The project entails constructing up to 10.2 miles of roads, clearing up to 137 drill pads and drilling as many as 259 exploration holes. The purpose is to further delineate an ore body that Canadian mining company CuMoCo hopes to develop into an open-pit copper, molybdenum and silver mine.
This is the second time the Forest Service has authorized this exploration project. In 2012, a federal judge determined that the Forest Service had not adequately considered potential groundwater impacts from the exploration project and instructed them to do additional analysis.
After reviewing the new analysis, local conservation groups representing citizens who live downstream from the project area remain concerned that the approved project is not as protective of water quality as federal law requires.

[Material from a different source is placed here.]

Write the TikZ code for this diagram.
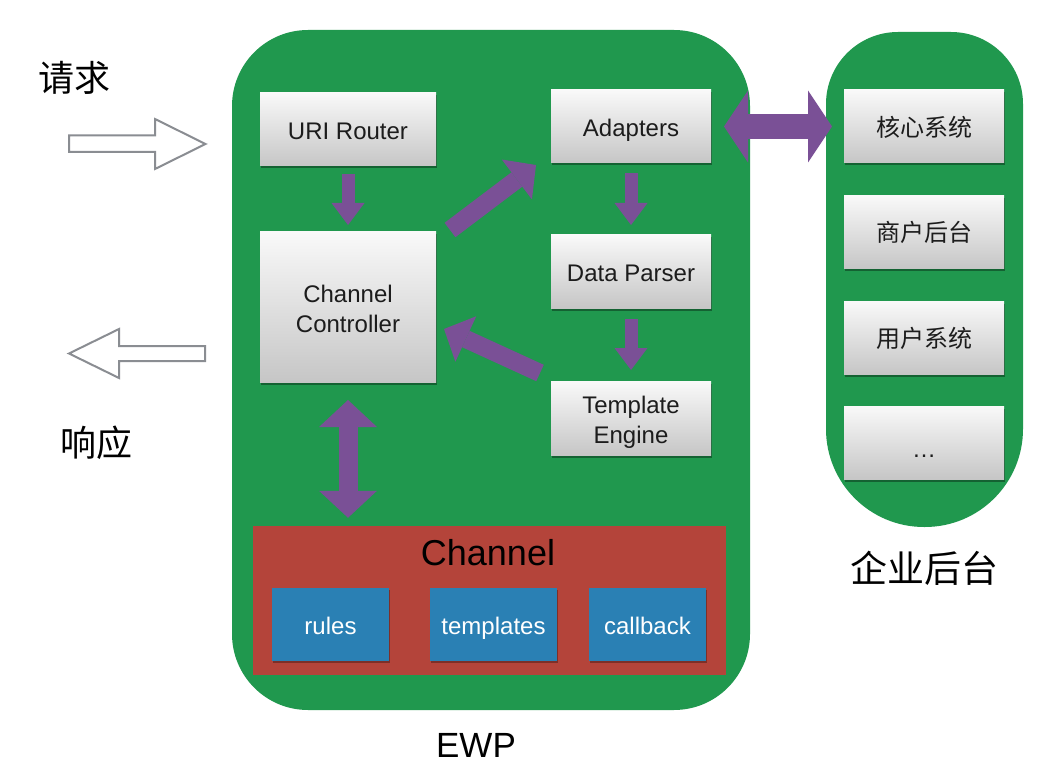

While much of the Grimes Creek watershed was damaged by historic dredge mining, the upper stretches of Grimes Creek support native fish and wildlife. “The CuMo exploration area is in the best of the Grimes Creek watershed, which flows into the Boise River," said Pam Conley, Golden Eagle Audubon. "The area is also home to the largest known populations in the world of the rare plant Sacajawea’s bitterroot. The Forest Service needs to do a better job of protecting this area from the hazards of mining exploration.”

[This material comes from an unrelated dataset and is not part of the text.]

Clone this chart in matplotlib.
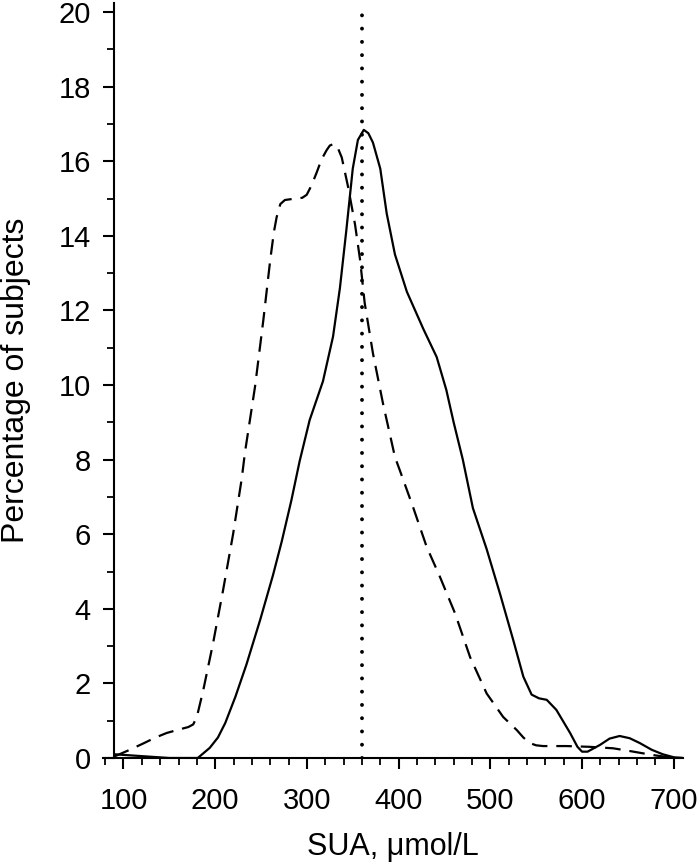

Liz Paul, Idaho Rivers United’s Boise River campaign coordinator, said, "The Forest Service is putting the Boise River at risk by allowing this mineral exploration."
Historic mines in the area have high arsenic levels and the groups are concerned that drilling operations could change groundwater flows or contaminate local springs. The groups argue that the Forest Service has not established the necessary baseline studies to see what effect drilling operations may have on water flowing from springs and seeps.
"The Forest Service is still not doing its due diligence to protect public water supplies in advance of issuing this decision," said John Robison, public lands director for the Idaho Conservation League. "We are examining our legal options to protect the Boise River headwaters."